Benoit Aquin

 “My series The Chinese Dust Bowl shows just what happens when we mismanage the environment. These issues should not just be seen in the context of one country, they are global issues. They affect us all. And as a global population, we must solve them” 2010

Benoit Aquin has a long established career, both nationally and internationally, as a socially concerned documentary photographer. 

His many projects include the effects of global warming in the Canadian north, the dumping of pesticides in Nicaragua, the Oka crisis, an extended document on hunting, daily life in Haiti, and the desertification of the Chinese interior. From 1989 to 2001, Aquin worked as staff photographer for Voir and Hour, as well as free lancing for Macleans, Canadian Geographic, Time, Wired, L’Actualité, Recto Verso and En Route. His influences are varied, from photographer John Max, to writer and environmentalist Lester Brown and the Le Monde journalist Hervé Kempf.

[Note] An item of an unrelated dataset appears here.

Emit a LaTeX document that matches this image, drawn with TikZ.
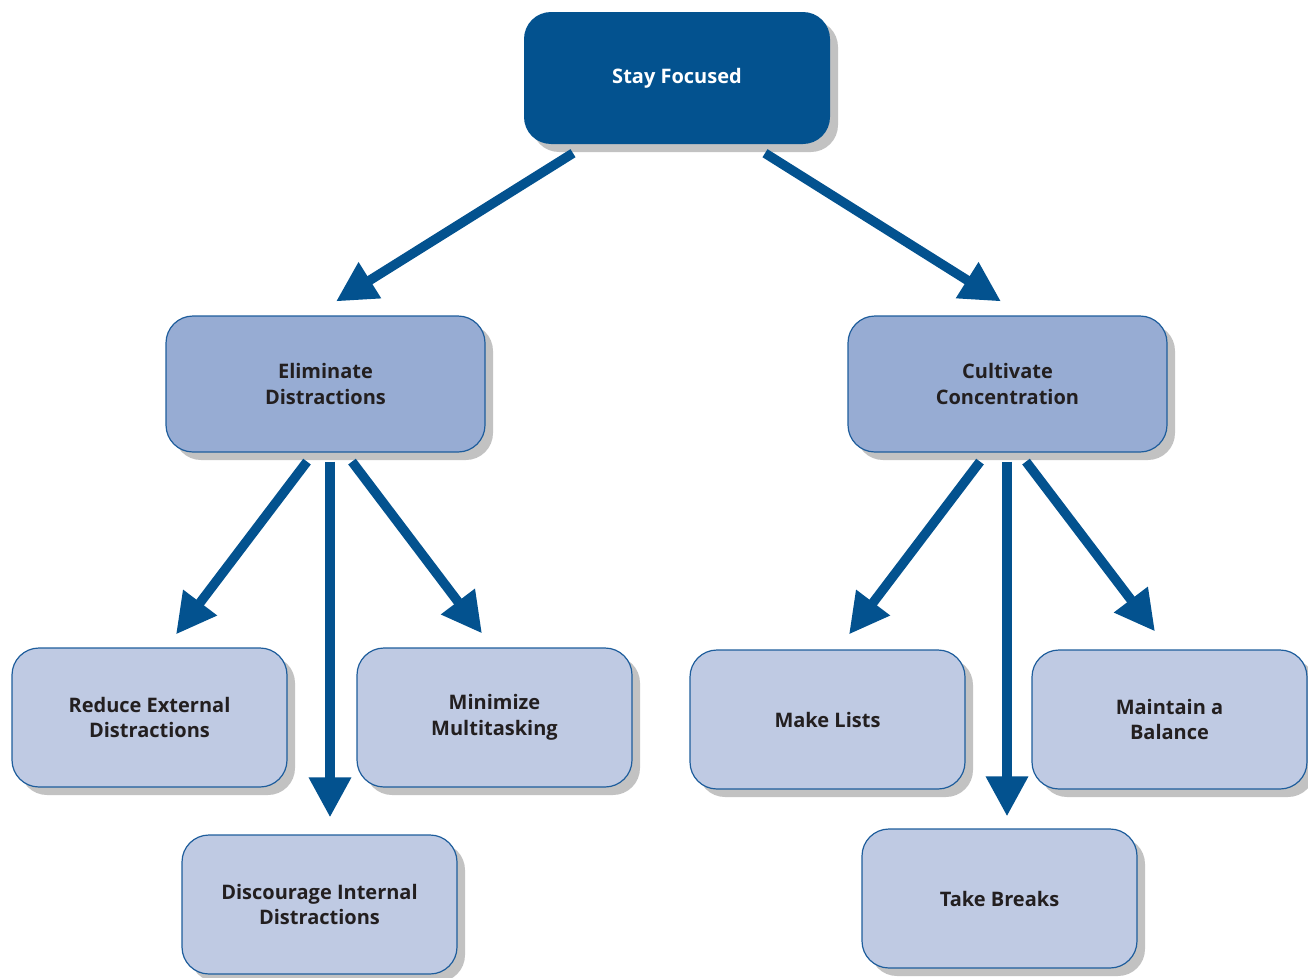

The Chinese Dust Bowl Series follows the former Silk Road in northern China. An area equivalent to more than half of Canada’s farmland, it has the dubious reputation of being the world’s largest region of productive land to be converted into dust. Loss of vegetation has created an environmental disaster, with top soil being blown in huge storms over northern Chinese cities, including Beijing. Images such as  Tempête à Hongsibao, Chine 2007  reflect the drama of the disaster.

In 2008, Aquin won the Prix Pictet, a substantial photography prize sponsored by the Swiss bank Pictet et Cie. The Prix Pictet, presented to Aquin by former UN Secretary General Kofi Annan, focuses on environmentally concerned photography.